_What is required_
The data below must be copied in full and without any change.
___ Material provided ___
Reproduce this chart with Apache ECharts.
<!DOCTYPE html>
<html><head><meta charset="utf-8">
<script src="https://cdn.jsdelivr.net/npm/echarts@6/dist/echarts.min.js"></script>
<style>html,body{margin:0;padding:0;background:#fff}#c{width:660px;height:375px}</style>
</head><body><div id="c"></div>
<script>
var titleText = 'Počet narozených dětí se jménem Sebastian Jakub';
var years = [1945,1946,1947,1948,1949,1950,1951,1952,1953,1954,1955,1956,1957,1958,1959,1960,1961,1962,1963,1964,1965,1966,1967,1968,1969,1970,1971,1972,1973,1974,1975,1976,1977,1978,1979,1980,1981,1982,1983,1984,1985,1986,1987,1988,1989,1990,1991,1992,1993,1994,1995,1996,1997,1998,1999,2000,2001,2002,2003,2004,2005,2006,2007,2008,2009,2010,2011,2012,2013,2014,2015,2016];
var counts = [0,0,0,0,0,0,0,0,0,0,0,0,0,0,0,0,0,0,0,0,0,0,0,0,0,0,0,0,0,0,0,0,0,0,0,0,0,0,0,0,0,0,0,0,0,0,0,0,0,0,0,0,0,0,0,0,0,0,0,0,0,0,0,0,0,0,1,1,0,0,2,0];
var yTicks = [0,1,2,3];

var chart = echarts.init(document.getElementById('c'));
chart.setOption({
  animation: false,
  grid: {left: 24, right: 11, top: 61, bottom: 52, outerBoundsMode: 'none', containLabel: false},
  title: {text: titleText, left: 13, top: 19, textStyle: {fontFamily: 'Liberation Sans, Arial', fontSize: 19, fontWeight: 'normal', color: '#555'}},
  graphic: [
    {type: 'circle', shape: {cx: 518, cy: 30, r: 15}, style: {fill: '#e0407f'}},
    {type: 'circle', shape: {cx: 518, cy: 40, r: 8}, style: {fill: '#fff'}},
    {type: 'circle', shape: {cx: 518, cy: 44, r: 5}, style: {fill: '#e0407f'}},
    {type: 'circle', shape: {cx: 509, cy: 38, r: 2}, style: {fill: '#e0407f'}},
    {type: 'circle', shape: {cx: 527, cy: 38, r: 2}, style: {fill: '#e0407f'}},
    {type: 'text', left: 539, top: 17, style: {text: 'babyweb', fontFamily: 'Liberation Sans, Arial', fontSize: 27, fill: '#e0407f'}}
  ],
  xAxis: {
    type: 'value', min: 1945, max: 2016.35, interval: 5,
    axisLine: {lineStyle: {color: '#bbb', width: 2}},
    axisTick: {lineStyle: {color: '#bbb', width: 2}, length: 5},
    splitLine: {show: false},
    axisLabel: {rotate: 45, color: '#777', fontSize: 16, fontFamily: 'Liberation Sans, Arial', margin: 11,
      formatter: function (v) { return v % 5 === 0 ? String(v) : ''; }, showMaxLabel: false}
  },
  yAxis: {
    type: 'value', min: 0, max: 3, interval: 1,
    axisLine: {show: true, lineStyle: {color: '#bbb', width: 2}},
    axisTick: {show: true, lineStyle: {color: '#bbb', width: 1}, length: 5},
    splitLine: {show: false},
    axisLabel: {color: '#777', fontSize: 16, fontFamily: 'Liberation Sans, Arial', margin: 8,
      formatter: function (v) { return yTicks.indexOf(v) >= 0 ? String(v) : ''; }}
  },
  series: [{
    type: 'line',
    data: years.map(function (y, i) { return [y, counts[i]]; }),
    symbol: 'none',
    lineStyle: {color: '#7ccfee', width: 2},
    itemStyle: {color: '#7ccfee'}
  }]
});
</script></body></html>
___
_The output_
Reproduce this chart with Apache ECharts.
<!DOCTYPE html>
<html><head><meta charset="utf-8">
<script src="https://cdn.jsdelivr.net/npm/echarts@6/dist/echarts.min.js"></script>
<style>html,body{margin:0;padding:0;background:#fff}#c{width:660px;height:375px}</style>
</head><body><div id="c"></div>
<script>
var titleText = 'Počet narozených dětí se jménem Sebastian Jakub';
var years = [1945,1946,1947,1948,1949,1950,1951,1952,1953,1954,1955,1956,1957,1958,1959,1960,1961,1962,1963,1964,1965,1966,1967,1968,1969,1970,1971,1972,1973,1974,1975,1976,1977,1978,1979,1980,1981,1982,1983,1984,1985,1986,1987,1988,1989,1990,1991,1992,1993,1994,1995,1996,1997,1998,1999,2000,2001,2002,2003,2004,2005,2006,2007,2008,2009,2010,2011,2012,2013,2014,2015,2016];
var counts = [0,0,0,0,0,0,0,0,0,0,0,0,0,0,0,0,0,0,0,0,0,0,0,0,0,0,0,0,0,0,0,0,0,0,0,0,0,0,0,0,0,0,0,0,0,0,0,0,0,0,0,0,0,0,0,0,0,0,0,0,0,0,0,0,0,0,1,1,0,0,2,0];
var yTicks = [0,1,2,3];

var chart = echarts.init(document.getElementById('c'));
chart.setOption({
  animation: false,
  grid: {left: 24, right: 11, top: 61, bottom: 52, outerBoundsMode: 'none', containLabel: false},
  title: {text: titleText, left: 13, top: 19, textStyle: {fontFamily: 'Liberation Sans, Arial', fontSize: 19, fontWeight: 'normal', color: '#555'}},
  graphic: [
    {type: 'circle', shape: {cx: 518, cy: 30, r: 15}, style: {fill: '#e0407f'}},
    {type: 'circle', shape: {cx: 518, cy: 40, r: 8}, style: {fill: '#fff'}},
    {type: 'circle', shape: {cx: 518, cy: 44, r: 5}, style: {fill: '#e0407f'}},
    {type: 'circle', shape: {cx: 509, cy: 38, r: 2}, style: {fill: '#e0407f'}},
    {type: 'circle', shape: {cx: 527, cy: 38, r: 2}, style: {fill: '#e0407f'}},
    {type: 'text', left: 539, top: 17, style: {text: 'babyweb', fontFamily: 'Liberation Sans, Arial', fontSize: 27, fill: '#e0407f'}}
  ],
  xAxis: {
    type: 'value', min: 1945, max: 2016.35, interval: 5,
    axisLine: {lineStyle: {color: '#bbb', width: 2}},
    axisTick: {lineStyle: {color: '#bbb', width: 2}, length: 5},
    splitLine: {show: false},
    axisLabel: {rotate: 45, color: '#777', fontSize: 16, fontFamily: 'Liberation Sans, Arial', margin: 11,
      formatter: function (v) { return v % 5 === 0 ? String(v) : ''; }, showMaxLabel: false}
  },
  yAxis: {
    type: 'value', min: 0, max: 3, interval: 1,
    axisLine: {show: true, lineStyle: {color: '#bbb', width: 2}},
    axisTick: {show: true, lineStyle: {color: '#bbb', width: 1}, length: 5},
    splitLine: {show: false},
    axisLabel: {color: '#777', fontSize: 16, fontFamily: 'Liberation Sans, Arial', margin: 8,
      formatter: function (v) { return yTicks.indexOf(v) >= 0 ? String(v) : ''; }}
  },
  series: [{
    type: 'line',
    data: years.map(function (y, i) { return [y, counts[i]]; }),
    symbol: 'none',
    lineStyle: {color: '#7ccfee', width: 2},
    itemStyle: {color: '#7ccfee'}
  }]
});
</script></body></html>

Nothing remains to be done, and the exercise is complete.